The Altera IP for MACs is quite nice. I used the 10G MAC recently (for the paper I cited in my other post in fact) and it was a case of feed it a stream of 64 bit payload words (in an Avalon stream that does the flow control, I did this by hand in my Verilog testbench) and out pops Ethernet frames, complete with CRC. In this case I was using an SFP+ transceiver as my PHY, but an external PHY chip should work equally well. It gets a bit trickier in the multi-speed MACs, when you have to talk to the PHY from software, or when you want the MAC to also provide the buffering/interrupts/software interface etc.
Having an external PHY/MAC usually means a bidirectional bus-style interface (address, data, R/-W, clock, etc) which gets annoying at high speed. Or PCIe things likewise. I don't know of any FPGAs that have integrated PHY, though there are SFP+ Direct Attach cables which are essentially PHY-less serial connections between MACs. Likewise SATA, USB3, etc wiring can be so abused.

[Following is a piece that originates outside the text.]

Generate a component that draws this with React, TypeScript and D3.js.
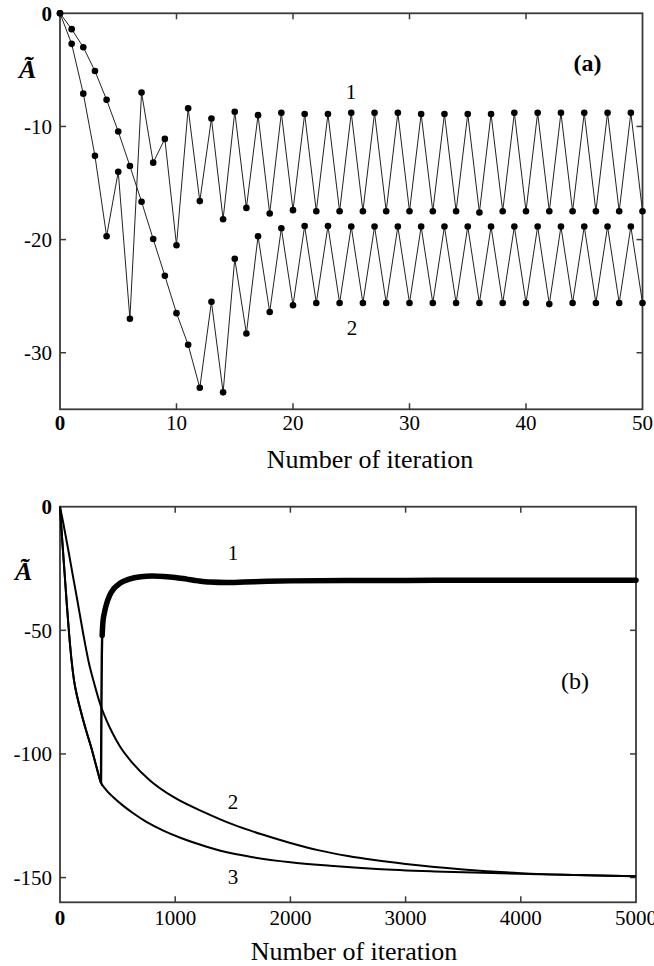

Sometimes it can be handy if you're doing something different to their constraints. But at the very least keep the physical layer the same, you can still mess with the packet structure etc. You don't want to be debugging the PHY without a decent high speed test infrastructure. And obviously this is only useful if you have control of both ends of the link.
I had data for ECP3 and Igloo 2. Most of the others that Digikey listed are either very small ( In fact it is interesting that the prices get very crowded at the low
One of the interesting things to note is the pricing margin between budget and premium ranges: you pay 4-6x more per LE in a 'premium' family than in a budget range. So if you can build a system with multiple FPGAs (and we described a way to do that in the paper, which fits some applications better than others) then it can be economic to use smaller budget FPGAs rather than buy the premium FPGA.
The alternative theory is that people buy budget FPGAs from Digikey, and buying premium devices requires a long chat with a salesman, so the Digikey list prices for those are mostly fiction that nobody pays. However the same trend seems to apply across all vendors.